The Inter-American Commission on Human Rights (IACHR), part of the Organization of American States, estimates that more than 3,000 Miskitos have been displaced, while CEJUDHCAN recorded the deaths of 28 Miskitos from the conflict in 2015. There is no record of the number of victims among the settler population.
Settlers and Miskitos seem to agree on only one thing: the state has abandoned them, leaving the conflict to fester.
“The government has taken a completely passive stance,” said sociologist Manuel Ortega, who in the 1980s was chief advisor to the presidency and governor of what would later become the Autonomous Region of the South Atlantic.
Government neglect of the troubled region has continued even after an October 2015 injunction by the IACHR requesting that measures be taken to protect 10 indigenous communities from further violence.
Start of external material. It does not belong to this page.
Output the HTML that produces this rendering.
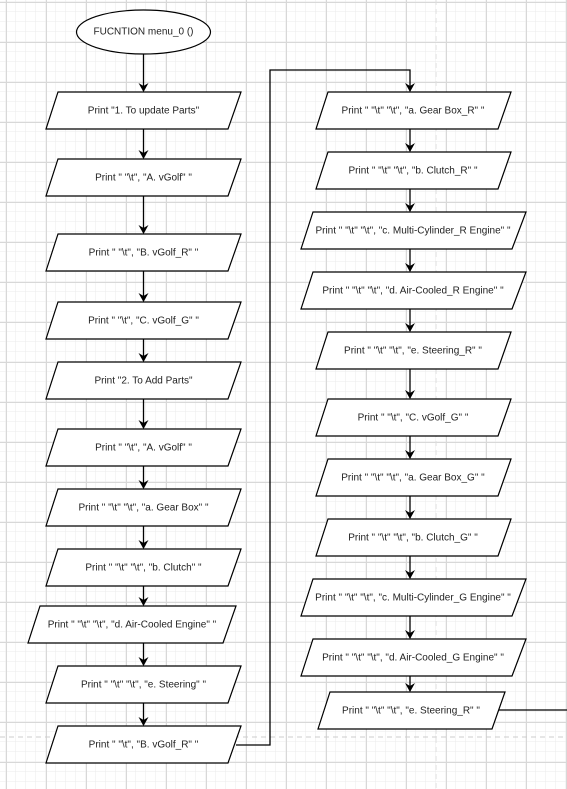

In August, the commission decided to extend the injunction to another two communities. The UN’s special rapporteur for the rights of indigenous peoples has also urged the Nicaraguan government to establish a dialogue to find a long-term solution to the conflict that would involve relocating the settlers.
The absence of state involvement and the availability of weapons mean the killings and forced displacements are unlikely to end any time soon. The Miskitos view guns and magic amulets as their only solution, while the settlers are not prepared to abandon what they’ve already invested in their new lives.